Proceedings of the ACM on Programming Languages

Beacons: An End-to-End Compiler Framework for Predicting and Utilizing Dynamic Loop Characteristics

Download paper


Efficient management of shared resources is a critical problem in high-performance computing (HPC) environments. Existing workload management systems often promote non-sharing of resources among different co-executing applications to achieve performance isolation. Such schemes lead to poor resource utilization and suboptimal process throughput, adversely affecting user productivity. Tackling this problem in a scalable fashion is extremely challenging, since it requires the workload scheduler to possess an in-depth knowledge about various application resource requirements and runtime phases at fine granularities within individual applications.
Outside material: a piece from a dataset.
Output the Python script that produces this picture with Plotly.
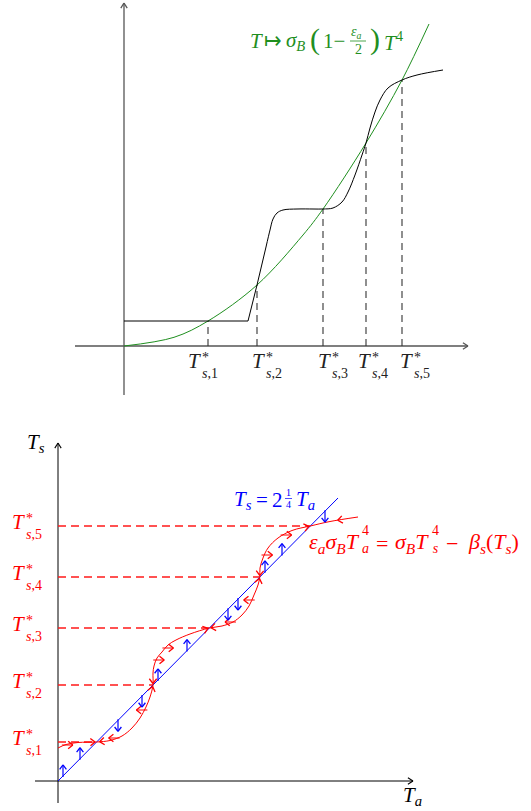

In this work, we show that applications' resource requirements and execution phase behaviour can be captured in a scalable and lightweight manner at runtime by estimating important program artifacts termed as "dynamic loop characteristics". Specifically, we propose a solution to the problem of efficient workload scheduling by designing a compiler and runtime cooperative framework that leverages novel loop-based compiler analysis for resource allocation. We present Beacons Framework, an end-to-end compiler and scheduling framework, that estimates dynamic loop characteristics, encapsulates them in compiler-instrumented beacons in an application, and broadcasts them during application runtime, for proactive workload scheduling. We focus on estimating four important loop characteristics: loop trip-count, loop timing, loop memory footprint, and loop data-reuse behaviour, through a combination of compiler analysis and machine learning. The novelty of the Beacons Framework also lies in its ability to tackle irregular loops that exhibit complex control flow with indeterminate loop bounds involving structure fields, aliased variables and function calls, which are highly prevalent in modern workloads. At the backend, Beacons Framework entails a proactive workload scheduler that leverages the runtime information to orchestrate aggressive process co-locations, for maximizing resource concurrency, without causing cache thrashing. Our results show that Beacons Framework can predict different loop characteristics with an accuracy of 85% to 95% on average, and the proactive scheduler obtains an average throughput improvement of 1.9x (up to 3.2x) over the state-of-the-art schedulers on an Amazon Graviton2 machine on consolidated workloads involving 1000-10000 co-executing processes, across 51 benchmarks.